To answer your question, I always speak of three stages in Huguet’s recent history: recovering the tradition; bringing it up to date both aesthetically and technically; and finally, opening it up to the world, sharing it and enriching it.

We have avoided living off the rents of the past and have moved away from conformism, with a healthy ambition. We want to make the best tiles and tables in the world. As an objective, we want to make an interesting, valuable product, or at least try to do so. I think you have to be ambitious and if we have this centenary legacy it is easier than starting from scratch and inventing something. Even so, to work at the level of Pentagram and other collaborators, you have to have vocation and ambition, not just the legacy, because they demand professionalism and seriousness.

Where do you see yourselves in 10 years?

It’s a subject I talk about a lot, I started in 95-96. I came back from studying technical architecture in London and my idea was to do traditional architecture for a local market. Through a lot of inputs this initial vision has led me to make contemporary architecture for a global market.
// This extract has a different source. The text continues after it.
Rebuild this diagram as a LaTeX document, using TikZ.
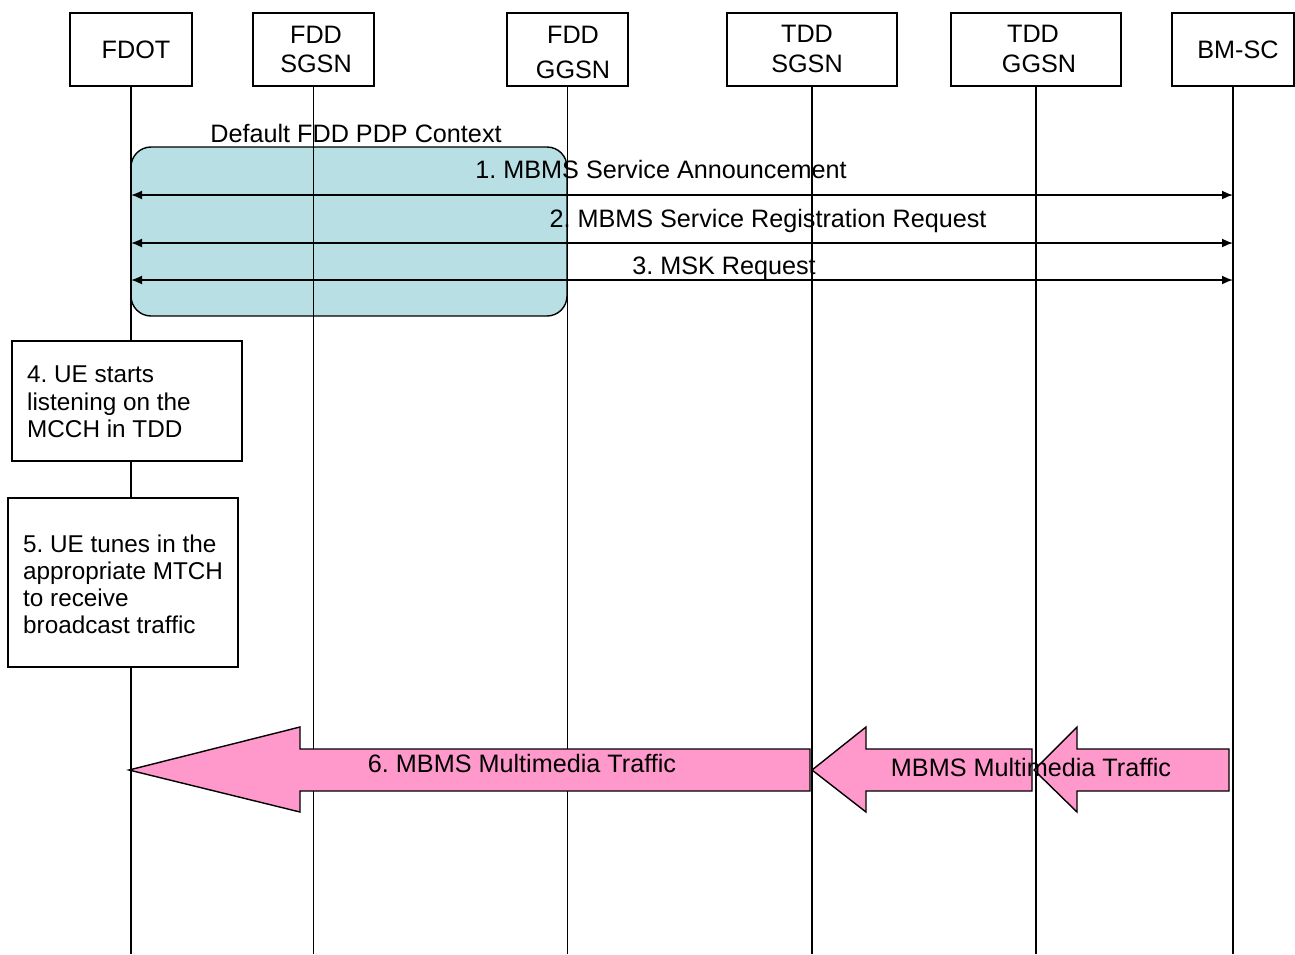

We have done much more than I imagined when I returned to Mallorca, so I don’t know what will happen in the 20 years of work I have left. What I do know is that architecture and design will continue to evolve and go further, and for that they will need industrialised craftsmen like us, with craft and the ability to help.

We will keep our eyes and ears open as we continue to research materials and add new products to our portfolio. What I do know is that the intellectual elite we connect with will continue to evolve and innovate, upholding the same values we stand for and that we will continue to be needed.

Highly personal

A place in the world to get lost. Tuscany, Australia or Japan.

A writer/artist/musician…Tarantino and Radiohead, it’s hard for me to find a single person but I’m interested in their visual and musical universes.

Your favourite food or drink. Cream cakes.

The best moment of the day. I really enjoy everything, what I do, so it depends on the moment. Everything is one, work, factory, family, Mallorca, for me everything is united, it is part of my life. Any time is a good time, I am satisfied.

Someone I admire. I like a lot of people, but I’m not a mythomaniac.